Fundamental downstream shaping problem with multi-wan



  • It kind of surprises me that this hasn't been brought up before, but isn't downstream traffic shaping (in it's current implementation) basically useless in multi-wan scenarios?  The downstream shaper is created as an upstream queue on your LAN interface, but you'll very rarely hit that shaping limit.  You can saturate one or more downstream queues on your WAN interfaces, but unless all WAN interfaces are fully saturated in the downstream direction, the shaping on the LAN's upstream channel never has the opportunity to kick in.

    Surely the mighty BSD has a work-around for this?



  • Give a shot at limiters to limit specific congested traffic and use the queues for prioritizing protocols/patterns of protocol.



  • Limiters appear, at least in the GUI, as applying dynamic queues to multiple source or destination IP's.  They don't appear to be able to define a limit on an interface as a whole, unless I'm missing something?



  • Just choose a mask of none and it will apply that limit to all the traffic passing though it.



  • @mastermindpro:

    It kind of surprises me that this hasn't been brought up before, but isn't downstream traffic shaping (in it's current implementation) basically useless in multi-wan scenarios?  The downstream shaper is created as an upstream queue on your LAN interface, but you'll very rarely hit that shaping limit.  You can saturate one or more downstream queues on your WAN interfaces, but unless all WAN interfaces are fully saturated in the downstream direction, the shaping on the LAN's upstream channel never has the opportunity to kick in.
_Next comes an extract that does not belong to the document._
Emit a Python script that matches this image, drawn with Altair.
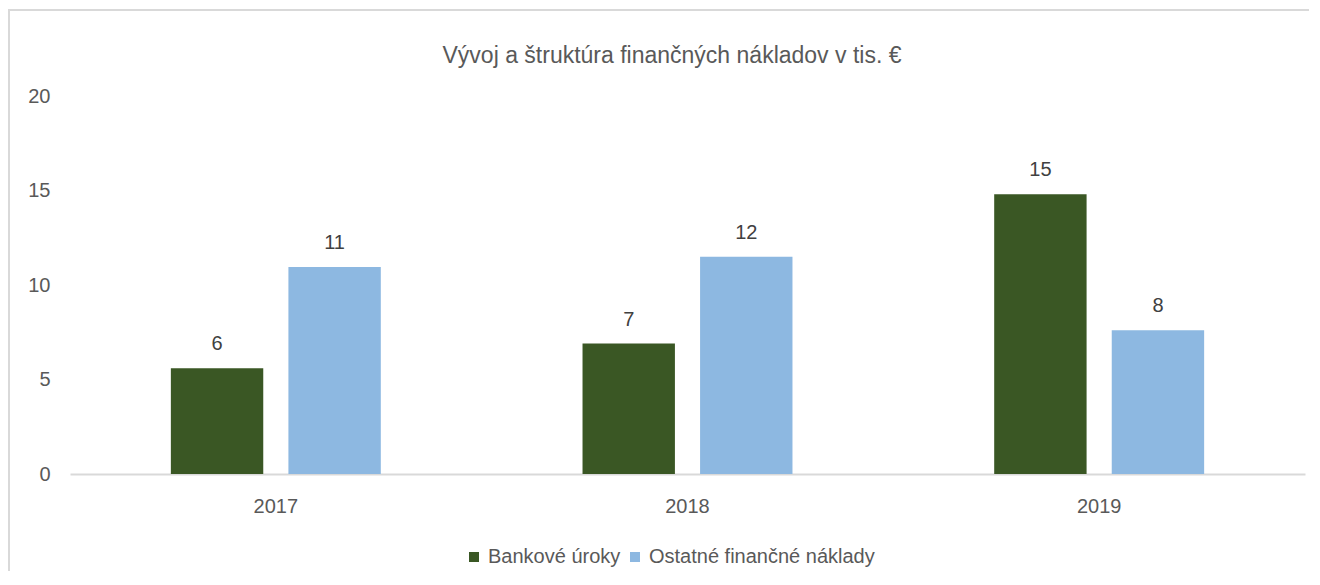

    Indeed. The shaper needs to know the bandwidth of each downlink, individually. As every shaping decision is based on these, without these it cannot work.

    @mastermindpro:

    Surely the mighty BSD has a work-around for this?

    A single LAN - single WAN pfsense box for every link would help. I don't know if it can be considered a work-around.



  • @ermal:

    Just choose a mask of none and it will apply that limit to all the traffic passing though it.

    How, then, do I apply that queue to an interface…specifically the downstream channel?



  • I have another question about multi-WAN together with shaping. We have two asymmetrical WAN links with different up/down bandwidths. The providers use inbound policing on the traffic, so I would like to shape outbound on each WAN link to the respective upstream bandwidth, so we won't hit the policers of the carriers. Now, in my understanding of the pfsense shaper, traffic has to be assigned to limiters via the rule base. However, rule base as far as I know only looks at inbound traffic (i.e. decide whether to permit traffic XY to enter via that specific interface). In our case, the traffic to shape comes in via LAN, however at that point, I don't know yet which outbound gateway the traffic will be routed to, so where would i create an outbound rule per WAN link that selects the proper limiter?